Transformation of positive semi-definite matrices

Question

Let $a,b,c,d,e$ be positive reals such that the following matrix is positive semi-definite: $$ \begin{pmatrix} a+4b+6c+4d+e & a+3b+3c+d & a+2b+c \\ a+3b+3c+d & a+2b+c & a+b \\ a+2b+c & a+b & a \\ \end{pmatrix} $$

Does it follow that also the following matrix is positive semi-definite? $$ \begin{pmatrix} e & d & c \\ d & c & b \\ c & b & a \\ \end{pmatrix} $$

[By iterated subtraction of rows and columns, the two matrices have the same determinant; but do these operations preserve also this stronger property?]

Answer 1

Let

$$ A = \begin{pmatrix} a+4b+6c+4d+e & a+3b+3c+d & a + 2b+c \\a+3b+3c+d & a+2b+c & a+b \\ a+2b+c & a+b & a\end{pmatrix}, \quad B = \begin{pmatrix} e & d & c \\ d & c & b \\ c & b & a \end{pmatrix}.$$

Then $A=UBU^T$ and $B=VAV^T$, where

$$U = \begin{pmatrix} 1 & 2 & 1 \\ 0 & 1 & 1 \\ 0 & 0 & 1 \end{pmatrix}, \quad V = U^{-1} = \begin{pmatrix} 1 & -2 & 1 \\ 0 & 1 & -1 \\ 0 & 0 & 1\end{pmatrix} $$

Therefore $A$ and $B$ represent the same quadratic form, but in different bases, hence $A$ is positive semi-definite if and only if $B$ is positive semi-definite.

Added to answer: $x^TBx = (V^Tx)^TA(V^Tx) \geq 0$, hence $B$ is positive semi-definite.

Answer 2

Edit: I make a rectification of an erroneous extension to semi-definite matrices (following remarks of @Paolo Leonetti).

I will consider only the particular case of positive definite matrices according to Sylvester criterion (see https://en.wikipedia.org/wiki/Positive-definite_matrix).
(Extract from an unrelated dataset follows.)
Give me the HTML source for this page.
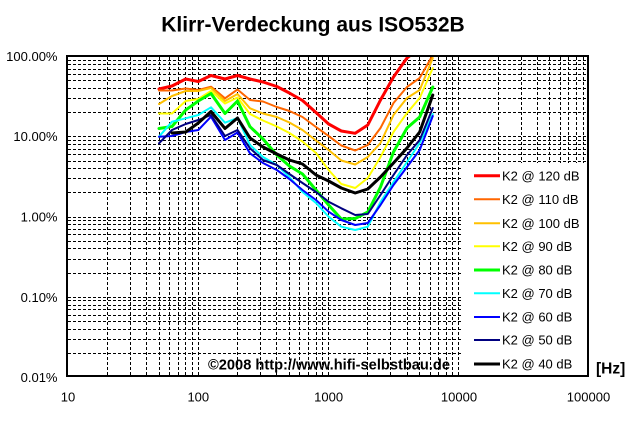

This criteria is applied by checking the positivity of determinants of "russian dolls matrices" beginning

• by the North-West corner $M(1,1), M(1:2,1:2)$ and $M(1:3,1:3)=M$, or

• by the South-East corner $M(3,3), M(2:3,2:3)$ and $M(1:3,1:3)=M$.

It is this latter criteria that we will consider.

$$A=\begin{pmatrix} a+4b+6c+4d+e & a+3b+3c+d & a+2b+c \\ a+3b+3c+d & a+2b+c & a+b \\ a+2b+c & a+b & a \\ \end{pmatrix} \ \ \text{and} \ \ B=\begin{pmatrix} e & d & c \\ d & c & b \\ c & b & a \\ \end{pmatrix}$$

Let $M_{23}=M(2:3,2:3)$ (we keep in a matrix $M$ the elements which are in column 2 and 3, i.e., we suppress line 1 and column 1).

Thus it suffices to check the equivalence:

$$det(A)>0 \ \& \ det(A_{23})> 0 \ \& \ a > 0 \ \ \Longleftrightarrow \ \ det(B)\geq0 \ \& \ det(B_{23})\geq 0 \ \& \ a \geq 0 \ \ \ (1)$$

But $det(A)=det(B)$ (you say it in your text), and one can verify that:

$$det(A_{23})=det(B_{23})=ac-b^2$$

Thus (1) is established.

Remark: coefficients $1,2,1$, then $1,3,3,1$, then $1,4,6,4,1$ that appear in matrix $A$ come from Pascal triangle. This remark could open the way to a new theorem and new proof, generalizable to larger matrices of this form.